The mind-boggling complexity of the tax code is a money machine for lawyers, accountants, and huge corporations. Americans spend six billion hours and $10 billion annually preparing and filing their income tax returns.
This is the exact opposite of the broad tax base with low rates that would best serve the American people. A broad-based income tax is one in which whatever you earn is taxable. Taxpayers lose their deductions but get a simpler and fairer code, and much lower rates. If the tax rate is low, economic decisions will be based on business and personal considerations, not tax implications.
In April, the Trump administration released a broad outline of proposed tax changes that would reduce the corporate tax rate from 35 percent to 15 percent and include a one-time tax of 10 percent on overseas profits designed to bring the estimated $2.6 trillion stashed abroad back to be invested in the United States.
The plan cuts individual tax rates and reduces seven brackets to three. The top rate falls to 35 percent from 39.6 percent and the lowest rate starts at 10 percent. The plan also doubles standard deductions. It does not specify to which income levels each bracket would apply. It also eliminates the federal income tax deduction for state and local taxes, except for mortgage interest and charitable contributions.
The Trump administration promises that 3 percent annual GDP growth would make up for potential revenue losses. On the other side, Democrats argue that the White House and Republicans would exacerbate income and wealth inequalities by throwing money at the rich at the expense of the middle class.
Republican deficit hawks argue the plan will add trillions to the national debt over the next decade. They argue that deficit-financed tax cuts usually impede growth. For example, increased government borrowing drives up interest rates and reduces the financing available to the private sector. They want revenue neutral reform under which tax cuts are offset by closing loopholes.
Among the risks is that Americans will not spend the money they get from tax breaks, instead saving it or using it to pay down debt. Corporations could also decide to use the money to increase dividends, juice up executive pay and generate a fresh wave of mergers and acquisitions.

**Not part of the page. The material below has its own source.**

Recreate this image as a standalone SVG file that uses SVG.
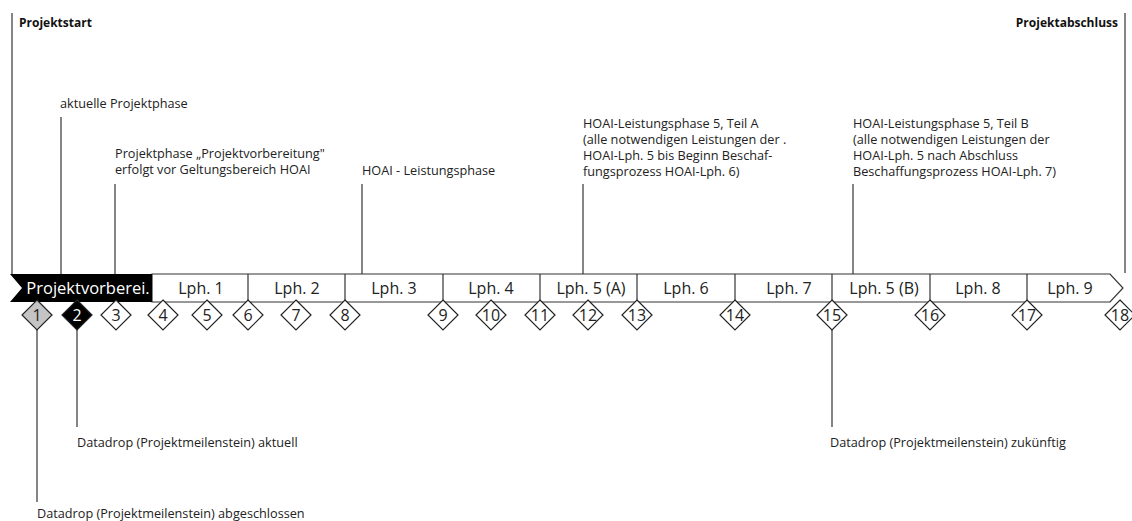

Tax cuts are often confused with tax reform, which restructures the code to make it simpler, fairer, and more efficient. Cuts are easier than reform, which is a tough sell because there are winners and losers.
The United States needs a completely new tax code; one that reduces rates; broadens the tax base; and eliminates back door spending in the form of exemptions, exclusions and tax credits.
This kind of reform was accomplished in the Tax Reform Act of 1986, which reduced the top marginal rate for individual taxpayers from 50 percent to 28 percent, eliminated about $100 billion in loopholes, and taxed labor and capital at the same rate. It also cut the basic corporate tax rate from 48 percent to 34 percent and eliminated many corporate deductions.
But since then lobbyists and political contributors have succeeded at restoring tax breaks, which narrowed the base. As a result, rates had to increase to generate the same amount of revenue.
What needs to happen is clear, but don’t hold your breath waiting for it to pass. Congress and the White House are distracted by the investigation into possible ties between former Trump aides and Russia, and the Senate healthcare debate could drag on through the summer.
Meanwhile, momentum for major tax cuts or major infrastructure investments has stalled. This time next year, leaders in Washington will likely still be arguing about tax reform.